We know from Hutton that Number 10 insisted on lying about this in the dossier, changing what they'd been told (that he had "sought" yellowcake) into something substantively different (that he'd "secured" it).


But how accurate was what they'd been told in the first place?

Let's not rely on one source to answer that.

Source 1: the ISC

The same people who Blair has appointed said then: "We have questioned [MI6] about the basis of their judgment and conclude it is reasonable."

In short, the Ctte says: "jolly good, carry on, decent chap".


Source 2: Google

Google, as we know, is one of the most important research tools in modern intelligence.

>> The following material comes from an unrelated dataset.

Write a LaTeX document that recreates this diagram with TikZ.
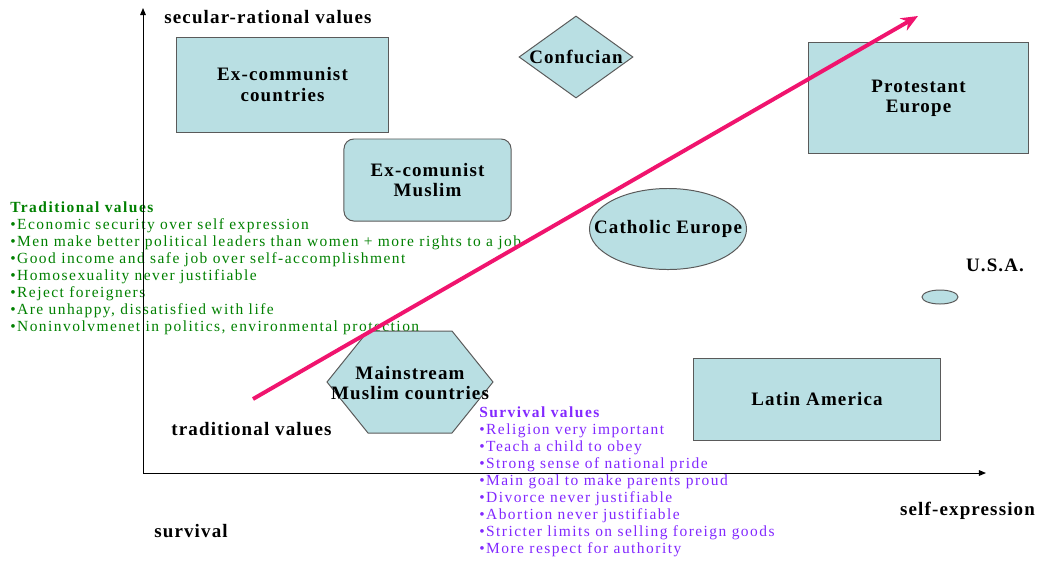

If you take the correspondence that "proved" that Saddam was haggling for some cheapo yellowcake, you can see that they were "signed" on July 6 2000 by the Nigerian Foreign Minister. The signature read "Allele Elhadj Habibou" of the Conseil Militaire Supreme.

What Google has to tell us is that the Conseil was abolished eleven years before the date on the document, and that Habibou was Foreign Minister in the eighties.

In short, Google says: "Good God, what do we pay these people for?".

So who's made the better judgment? Who would you trust to distinguish between good intelligence and badly-faked up hoopla? How excited are you about them cracking this latest fiasco?

(If it helps, it might be worth remembering that Butler believed Neil Hamilton when he lied about his relationship with Mohammed Al Fayed, and trusted Jonathan Aitken when he started lying to The Guardian.)

This is an edited version of an article from this week's edition of The Friday Thing. For subscription details, see here.

Jack Straw said at the time that this fake correspondence wasn't the only source. He'd also seen something on CNN about it.